West Texas Intermediate for July delivery slipped 26 cents to settle at $47.40 a barrel on the New York Mercantile Exchange, the lowest level since May 10. Total volume traded was about 12 percent above the 100-day average. WTI fell 4.3 percent last week, the largest weekly drop since early May.
Gasoline futures for July delivery declined 2.5 percent to settle at $1.5381 a gallon, the lowest level in more than three weeks. The July gasoline crack spread, a rough measure of the profit from the refining crude into gasoline, fell by $1.38 to settle at $17.20 a barrel.
Brent for August settlement fell 48 cents to end the session at $49.47 a barrel on the London-based ICE Futures Europe exchange. The global benchmark crude traded at a premium of $1.89 to August WTI, the smallest premium since late February.
Crude has traded below $50 a barrel in New York since the Organization of Petroleum Exporting Countries agreed to extend output cuts amid lingering concerns that the reductions won’t be enough to shrink global inventories as U.S. output continues to expand. While the Saudi-Qatar diplomatic spat hasn’t affected shipments, further escalation could raise the prospect of supply disruptions from the Middle East, including OPEC members Saudi Arabia, Iran and Qatar.
The nations all use the Strait of Hormuz, through which the U.S. Department of Energy estimates about 30 percent of seaborne oil trade passes.
“The gas continues to flow. There is no disruption in the cargo schedule. At the end of the day, it sends the signal that there’s not this unified OPEC-type situation that is advertised,” Bob Yawger, director of the futures division at Mizuho Securities USA Inc. in New York, said by telephone.
In the meantime, “the rig count in the United States is up 20 weeks in a row," Yawger said. “We’re not going to burn off the storage overhang here in the U.S. any time soon.”
While OPEC members have had political disputes and even fought wars through the organization’s 57-year history, their shared economic interests have meant agreements on oil production have still been implemented. The same will probably happen during the current dispute, said Abdulsamad Al-Awadhi, a London-based analyst who was one of Kuwait’s representatives to the group between 1980 and 2001.
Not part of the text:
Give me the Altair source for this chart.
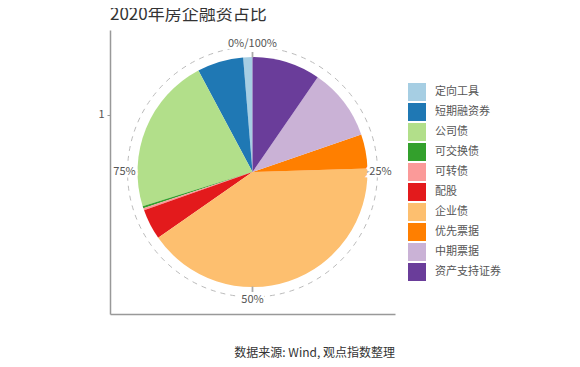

Drillers targeting crude in the U.S. added rigs for the 20th straight week to the highest level since April 2015, according to data Friday from Baker Hughes Inc. Nationwide crude output is at the highest level since August 2015.
Worries remain that OPEC and non-OPEC’s deal to cut output by about 1.8 million barrels a day “is really going to face a significant offset by rising production levels elsewhere in the world,” Tradition Energy’s McGillian said.
- Libya’s oil output dropped to 807,000 barrels a day on power cuts from Agoco fields. Production dropped from 824,000 barrels a day on Friday due to outages at Messla and Sarir fields operated by Arabian Gulf Oil Co., according to Jadalla Alaokali, a board member at National Oil Corp.
- Crude inventories in Cushing, Oklahoma decreased 750,000 barrels in the week ended June 2, according to forecast compiled by Bloomberg.
- Investors poured $8.4 million into the U.S. Oil Fund last week, the first weekly inflow in three weeks, data compiled by Bloomberg show.
- Saudi Arabia raised pricing for July sales of all crude grades to Asia, the U.S. and Northwest Europe as it seeks to take advantage of increased demand after suppliers extended output cuts.